(Video link here.) When legendary composer Abdullah Ibrahim was growing up in Capetown, South Africa during the apartheid era, he relied on his ability to improvise to navigate dangerous run-ins with gangs and the white police. This survival tactic formed the roots for the astounding musical improvisation he would become famous for.

He tells his story in this lovely animated film.

I realized at an early age that this system of apartheid was totally against the brain of everything because it was not just that they didn’t want you to record the music, it’s that they didn’t want you to think. 

They were proscribing our humanity. 

 

When arrested one night while drunkenly listening to turtle doves in a white neighborhood —and composing music inspired them in his head — he did the opposite of what the police expected him to do. As with the music he had been improvising, he drew on the turtle doves to rattle the police’s thinking; they let him go.

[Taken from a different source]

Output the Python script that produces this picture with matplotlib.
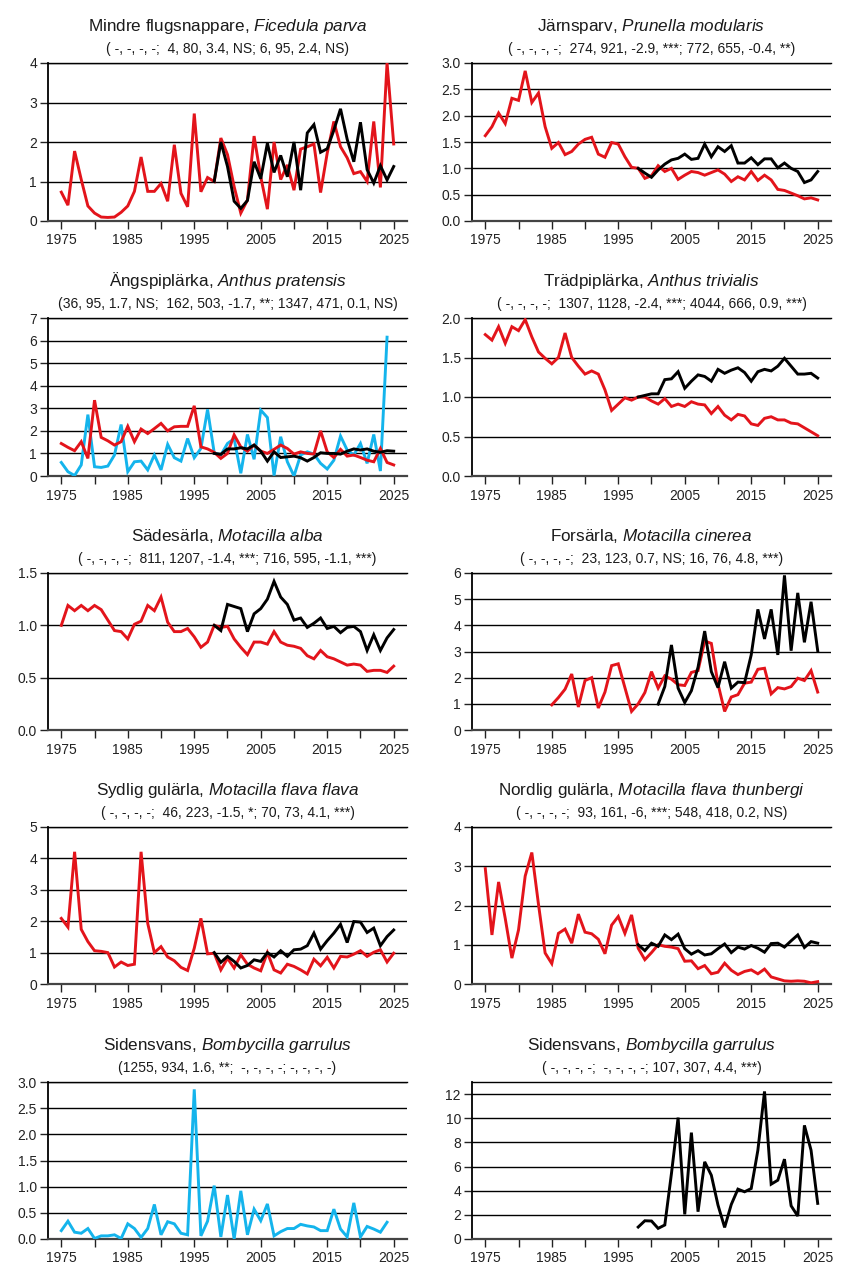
import numpy as np
import matplotlib.pyplot as plt
from matplotlib.ticker import MultipleLocator, FormatStrFormatter

plt.rcParams['font.family'] = ['Liberation Sans', 'DejaVu Sans']
plt.rcParams['mathtext.fontset'] = 'custom'
plt.rcParams['mathtext.rm'] = 'Liberation Sans'
plt.rcParams['mathtext.it'] = 'Liberation Sans:italic'

RED = '#e3141b'
BLUE = '#14b4ec'
BLACK = '#000000'

# ---- data (index values per year) ----
# Mindre flugsnappare
flug_red = [0.73, 0.40, 1.77, 1.05, 0.38, 0.20, 0.10, 0.09, 0.10, 0.22,
            0.38, 0.75, 1.62, 0.75, 0.75, 0.95, 0.50, 1.93, 0.70, 0.36,
            2.72, 0.74, 1.10, 1.00, 2.10, 1.68, 0.87, 0.20, 0.53, 2.15,
            1.12, 0.30, 2.00, 1.05, 1.42, 0.78, 1.82, 1.88, 1.95, 0.72,
            1.72, 2.52, 1.88, 1.60, 1.20, 1.25, 1.00, 2.52, 0.85, 4.00,
            1.95]
flug_black = [1.00, 2.00, 1.38, 0.50, 0.32, 0.52, 1.50, 1.07, 1.97, 1.23,
              1.66, 1.12, 2.00, 0.78, 2.23, 2.44, 1.74, 1.83, 2.30, 2.84,
              2.07, 1.50, 2.50, 1.30, 0.96, 1.40, 1.04, 1.38]

# Järnsparv
jarn_red = [1.62, 1.79, 2.05, 1.85, 2.33, 2.29, 2.85, 2.25, 2.43, 1.79,
            1.38, 1.49, 1.26, 1.32, 1.46, 1.55, 1.59, 1.27, 1.21, 1.49,
            1.46, 1.22, 1.02, 1.00, 0.81, 0.86, 1.05, 0.94, 1.00, 0.79,
            0.87, 0.94, 0.92, 0.87, 0.92, 0.97, 0.89, 0.75, 0.84, 0.78,
            0.94, 0.77, 0.87, 0.78, 0.60, 0.58, 0.53, 0.48, 0.42, 0.44,
            0.40]
jarn_black = [1.00, 0.91, 0.83, 0.97, 1.08, 1.16, 1.19, 1.27, 1.17, 1.19,
              1.46, 1.22, 1.41, 1.32, 1.43, 1.10, 1.10, 1.20, 1.07, 1.18,
              1.18, 1.01, 1.10, 1.00, 0.94, 0.73, 0.78, 0.94]

# Ängspiplärka
angs_red = [1.44, 1.27, 1.12, 1.52, 0.78, 3.36, 1.71, 1.56, 1.37, 1.52,
            2.20, 1.52, 2.08, 1.88, 2.10, 2.33, 2.00, 2.18, 2.20, 2.20,
            3.11, 1.29, 1.20, 1.05, 0.78, 1.00, 1.82, 1.29, 1.10, 1.37,
            1.10, 1.00, 1.18, 1.37, 1.22, 0.97, 1.07, 1.00, 0.97, 2.00,
            1.07, 0.82, 1.18, 0.88, 0.93, 0.82, 0.70, 0.63, 1.22, 0.60,
            0.49]
angs_blue = [0.60, 0.19, 0.02, 0.49, 2.72, 0.41, 0.38, 0.44, 0.93, 2.28,
             0.19, 0.63, 0.66, 0.27, 0.93, 0.27, 1.40, 0.81, 0.66, 1.66,
             0.81, 1.22, 2.95, 1.03, 0.93, 1.44, 1.65, 0.12, 1.84, 0.74,
             2.92, 2.59, 0.02, 1.74, 0.63, 0.00, 0.93, 1.07, 0.97, 0.56,
             0.31, 0.70, 1.77, 1.15, 0.93, 1.44, 0.56, 1.84, 0.22, 6.15]
angs_black = [1.00, 0.96, 1.20, 1.20, 1.25, 1.20, 1.37, 1.10, 0.66, 1.07,
              0.82, 0.85, 0.88, 0.81, 0.66, 0.82, 1.03, 1.00, 1.00, 0.97,
              1.10, 1.20, 1.15, 1.20, 1.10, 1.05, 1.12, 1.10]

# Trädpiplärka
trad_red = [1.79, 1.72, 1.89, 1.68, 1.89, 1.84, 1.98, 1.76, 1.57, 1.49,
            1.42, 1.50, 1.81, 1.50, 1.39, 1.29, 1.33, 1.29, 1.09, 0.83,
            0.91, 0.99, 0.96, 1.00, 1.00, 0.95, 0.91, 0.98, 0.88, 0.91,
            0.88, 0.94, 0.91, 0.90, 0.79, 0.88, 0.77, 0.71, 0.78, 0.76,
            0.66, 0.64, 0.73, 0.75, 0.71, 0.71, 0.67, 0.66, 0.61, 0.56,
            0.51]
trad_black = [1.00, 1.02, 1.04, 1.04, 1.22, 1.23, 1.32, 1.11, 1.20, 1.28,
              1.26, 1.20, 1.35, 1.30, 1.34, 1.37, 1.31, 1.20, 1.32, 1.35,
              1.33, 1.39, 1.49, 1.39, 1.29, 1.29, 1.30, 1.24]

# Sädesärla
sade_red = [1.00, 1.19, 1.14, 1.19, 1.14, 1.19, 1.15, 1.05, 0.95, 0.94,
            0.87, 1.01, 1.04, 1.19, 1.14, 1.27, 1.03, 0.94, 0.94, 0.97,
            0.89, 0.79, 0.84, 1.00, 0.98, 0.99, 0.87, 0.79, 0.72, 0.84,
            0.84, 0.82, 0.94, 0.84, 0.81, 0.80, 0.78, 0.71, 0.68, 0.76,
            0.70, 0.68, 0.65, 0.62, 0.63, 0.62, 0.56, 0.57, 0.57, 0.55,
            0.61]
sade_black = [1.00, 0.95, 1.20, 1.18, 1.16, 0.94, 1.11, 1.16, 1.25, 1.42,
              1.27, 1.20, 1.05, 1.07, 0.98, 1.02, 1.07, 0.97, 0.99, 0.93,
              0.98, 0.99, 0.94, 0.76, 0.91, 0.76, 0.88, 0.96]

# Forsärla (red from 1985, black from 2001)
fors_red = [0.96, 1.24, 1.56, 2.14, 0.88, 1.89, 2.00, 0.84, 1.45, 2.46,
            2.53, 1.62, 0.71, 1.00, 1.43, 2.23, 1.60, 2.07, 1.94, 1.73,
            1.70, 2.20, 2.27, 3.40, 3.31, 1.76, 0.71, 1.26, 1.35, 1.79,
            1.83, 2.32, 2.36, 1.38, 1.62, 1.57, 1.66, 1.98, 1.89, 2.27,
            1.45]
fors_black = [0.99, 1.66, 3.25, 1.60, 1.05, 1.50, 2.40, 3.78, 2.23, 1.62,
              2.61, 1.60, 1.83, 1.81, 2.87, 4.61, 3.48, 4.61, 2.87, 5.91,
              3.03, 5.24, 3.35, 4.90, 3.03]

# Sydlig gulärla
sydl_red = [2.09, 1.81, 4.21, 1.74, 1.35, 1.06, 1.04, 1.00, 0.54, 0.70,
            0.59, 0.63, 4.21, 1.93, 1.00, 1.19, 0.86, 0.74, 0.53, 0.43,
            1.14, 2.09, 0.96, 0.98, 0.45, 0.82, 0.51, 0.93, 0.63, 0.51,
            0.42, 1.00, 0.45, 0.35, 0.63, 0.56, 0.45, 0.32, 0.79, 0.58,
            0.85, 0.51, 0.88, 0.86, 0.95, 1.06, 0.88, 1.01, 1.09, 0.70,
            0.98]
sydl_black = [1.00, 0.69, 0.88, 0.72, 0.51, 0.59, 0.77, 0.72, 1.00, 0.86,
              1.06, 0.88, 1.09, 1.11, 1.22, 1.62, 1.11, 1.38, 1.62, 1.90,
              1.32, 1.99, 1.97, 1.64, 1.78, 1.22, 1.51, 1.72]

# Nordlig gulärla
nord_red = [2.94, 1.25, 2.60, 1.67, 0.66, 1.38, 2.75, 3.35, 2.03, 0.79,
            0.52, 1.29, 1.40, 1.04, 1.78, 1.32, 1.28, 1.14, 0.77, 1.50,
            1.72, 1.29, 1.76, 0.91, 0.62, 0.80, 1.00, 0.96, 0.94, 0.90,
            0.58, 0.59, 0.39, 0.47, 0.26, 0.30, 0.53, 0.35, 0.24, 0.32,
            0.36, 0.26, 0.38, 0.18, 0.13, 0.08, 0.07, 0.08, 0.07, 0.03,
            0.06]
nord_black = [1.00, 0.85, 1.04, 0.96, 1.25, 1.13, 1.27, 0.90, 0.76, 0.85,
              0.74, 0.77, 0.90, 1.02, 0.80, 0.94, 0.89, 0.98, 0.91, 0.81,
              1.03, 1.04, 0.94, 1.10, 1.25, 0.93, 1.08, 1.04]

# Sidensvans
side_blue = [0.16, 0.34, 0.13, 0.11, 0.20, 0.01, 0.06, 0.06, 0.08, 0.01,
             0.29, 0.20, 0.03, 0.20, 0.66, 0.08, 0.33, 0.29, 0.11, 0.08,
             2.86, 0.06, 0.34, 1.02, 0.04, 0.84, 0.00, 0.92, 0.08, 0.57,
             0.35, 0.67, 0.06, 0.14, 0.20, 0.20, 0.28, 0.25, 0.23, 0.16,
             0.16, 0.57, 0.19, 0.04, 0.69, 0.04, 0.24, 0.19, 0.13, 0.32]
side_black = [0.99, 1.51, 1.49, 0.88, 1.16, 5.42, 10.05, 2.04, 8.81, 2.26,
              6.39, 5.28, 2.81, 0.96, 2.86, 4.13, 3.91, 4.18, 7.35, 12.22,
              4.54, 4.87, 6.61, 2.75, 1.90, 9.41, 7.35, 2.95]

titles = [
    r'Mindre flugsnappare, $\mathit{Ficedula\ parva}$',
    r'Järnsparv, $\mathit{Prunella\ modularis}$',
    r'Ängspiplärka, $\mathit{Anthus\ pratensis}$',
    r'Trädpiplärka, $\mathit{Anthus\ trivialis}$',
    r'Sädesärla, $\mathit{Motacilla\ alba}$',
    r'Forsärla, $\mathit{Motacilla\ cinerea}$',
    r'Sydlig gulärla, $\mathit{Motacilla\ flava\ flava}$',
    r'Nordlig gulärla, $\mathit{Motacilla\ flava\ thunbergi}$',
    r'Sidensvans, $\mathit{Bombycilla\ garrulus}$',
    r'Sidensvans, $\mathit{Bombycilla\ garrulus}$',
]
subtitles = [
    '( -, -, -, -;  4, 80, 3.4, NS; 6, 95, 2.4, NS)',
    '( -, -, -, -;  274, 921, -2.9, ***; 772, 655, -0.4, **)',
    '(36, 95, 1.7, NS;  162, 503, -1.7, **; 1347, 471, 0.1, NS)',
    '( -, -, -, -;  1307, 1128, -2.4, ***; 4044, 666, 0.9, ***)',
    '( -, -, -, -;  811, 1207, -1.4, ***; 716, 595, -1.1, ***)',
    '( -, -, -, -;  23, 123, 0.7, NS; 16, 76, 4.8, ***)',
    '( -, -, -, -;  46, 223, -1.5, *; 70, 73, 4.1, ***)',
    '( -, -, -, -;  93, 161, -6, ***; 548, 418, 0.2, NS)',
    '(1255, 934, 1.6, **;  -, -, -, -; -, -, -, -)',
    '( -, -, -, -;  -, -, -, -; 107, 307, 4.4, ***)',
]

# (series, start year, colour) per panel
panels = [
    [(flug_red, 1975, RED), (flug_black, 1998, BLACK)],
    [(jarn_red, 1975, RED), (jarn_black, 1998, BLACK)],
    [(angs_blue, 1975, BLUE), (angs_red, 1975, RED), (angs_black, 1998, BLACK)],
    [(trad_red, 1975, RED), (trad_black, 1998, BLACK)],
    [(sade_red, 1975, RED), (sade_black, 1998, BLACK)],
    [(fors_red, 1985, RED), (fors_black, 2001, BLACK)],
    [(sydl_red, 1975, RED), (sydl_black, 1998, BLACK)],
    [(nord_red, 1975, RED), (nord_black, 1998, BLACK)],
    [(side_blue, 1975, BLUE)],
    [(side_black, 1998, BLACK)],
]
ylims = [(0, 4), (0, 3), (0, 7), (0, 2), (0, 1.5), (0, 6), (0, 5), (0, 4), (0, 3), (0, 13)]
ysteps = [1, 0.5, 1, 0.5, 0.5, 1, 1, 1, 0.5, 2]

W, H = 848, 1272
fig = plt.figure(figsize=(W / 100, H / 100), dpi=100)

col_left = [48, 472]
row_tb = [(63, 221), (318, 476), (573, 730), (827, 984), (1082, 1239)]
ax_w = 359

for i in range(10):
    r, c = divmod(i, 2)
    top, bot = row_tb[r]
    ax = fig.add_axes([col_left[c] / W, 1 - bot / H, ax_w / W, (bot - top) / H])

    for vals, start, col in panels[i]:
        x = np.arange(start, start + len(vals))
        ax.plot(x, vals, color=col, lw=2.1, solid_joinstyle='miter', zorder=3)

    ax.set_xlim(1973, 2027)
    ax.set_ylim(*ylims[i])
    ax.xaxis.set_major_locator(MultipleLocator(10, offset=5))
    ax.xaxis.set_minor_locator(MultipleLocator(5))
    ax.yaxis.set_major_locator(MultipleLocator(ysteps[i]))
    if ysteps[i] < 1:
        ax.yaxis.set_major_formatter(FormatStrFormatter('%.1f'))
    else:
        ax.yaxis.set_major_formatter(FormatStrFormatter('%d'))

    ax.grid(axis='y', color='black', lw=1.0, zorder=1)
    ax.spines['right'].set_visible(False)
    ax.spines['top'].set_linewidth(1.0)
    ax.spines['left'].set_linewidth(1.3)
    ax.spines['bottom'].set_color('#444444')
    ax.spines['bottom'].set_linewidth(1.6)
    ax.tick_params(axis='both', which='both', direction='out', length=6,
                   width=1.0, labelsize=10, colors='#222222')
    ax.tick_params(axis='x', pad=3)
    ax.tick_params(axis='y', pad=2)

    ax.annotate(titles[i], xy=(0.5, 1), xycoords='axes fraction',
                xytext=(0, 23), textcoords='offset points',
                ha='center', va='baseline', fontsize=12.3, color='#1a1a1a')
    ax.annotate(subtitles[i], xy=(0.5, 1), xycoords='axes fraction',
                xytext=(0, 7.5), textcoords='offset points',
                ha='center', va='baseline', fontsize=10, color='#1a1a1a')

fig.savefig('out.png', dpi=100, facecolor='white')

See, the music kept us on course.

He elaborated in an interview with Zeit magazine:

There are people who can only play if they have sheet music. But we others improvise without knowing where we are headed. This makes us free. We don’t fear situations that we don’t know. We have a song, rhythm, harmony and pitch, and then we start to play with that, turn everything upside down...We jazz musicians are not afraid of letting things take their course.

His 2015 album, The Song is My Story, recorded during his 80th birthday, embodies the philosophy of improvisation that Ibrahim lives. On the CD’s cover he writes:

Improvisation is meditation in motion.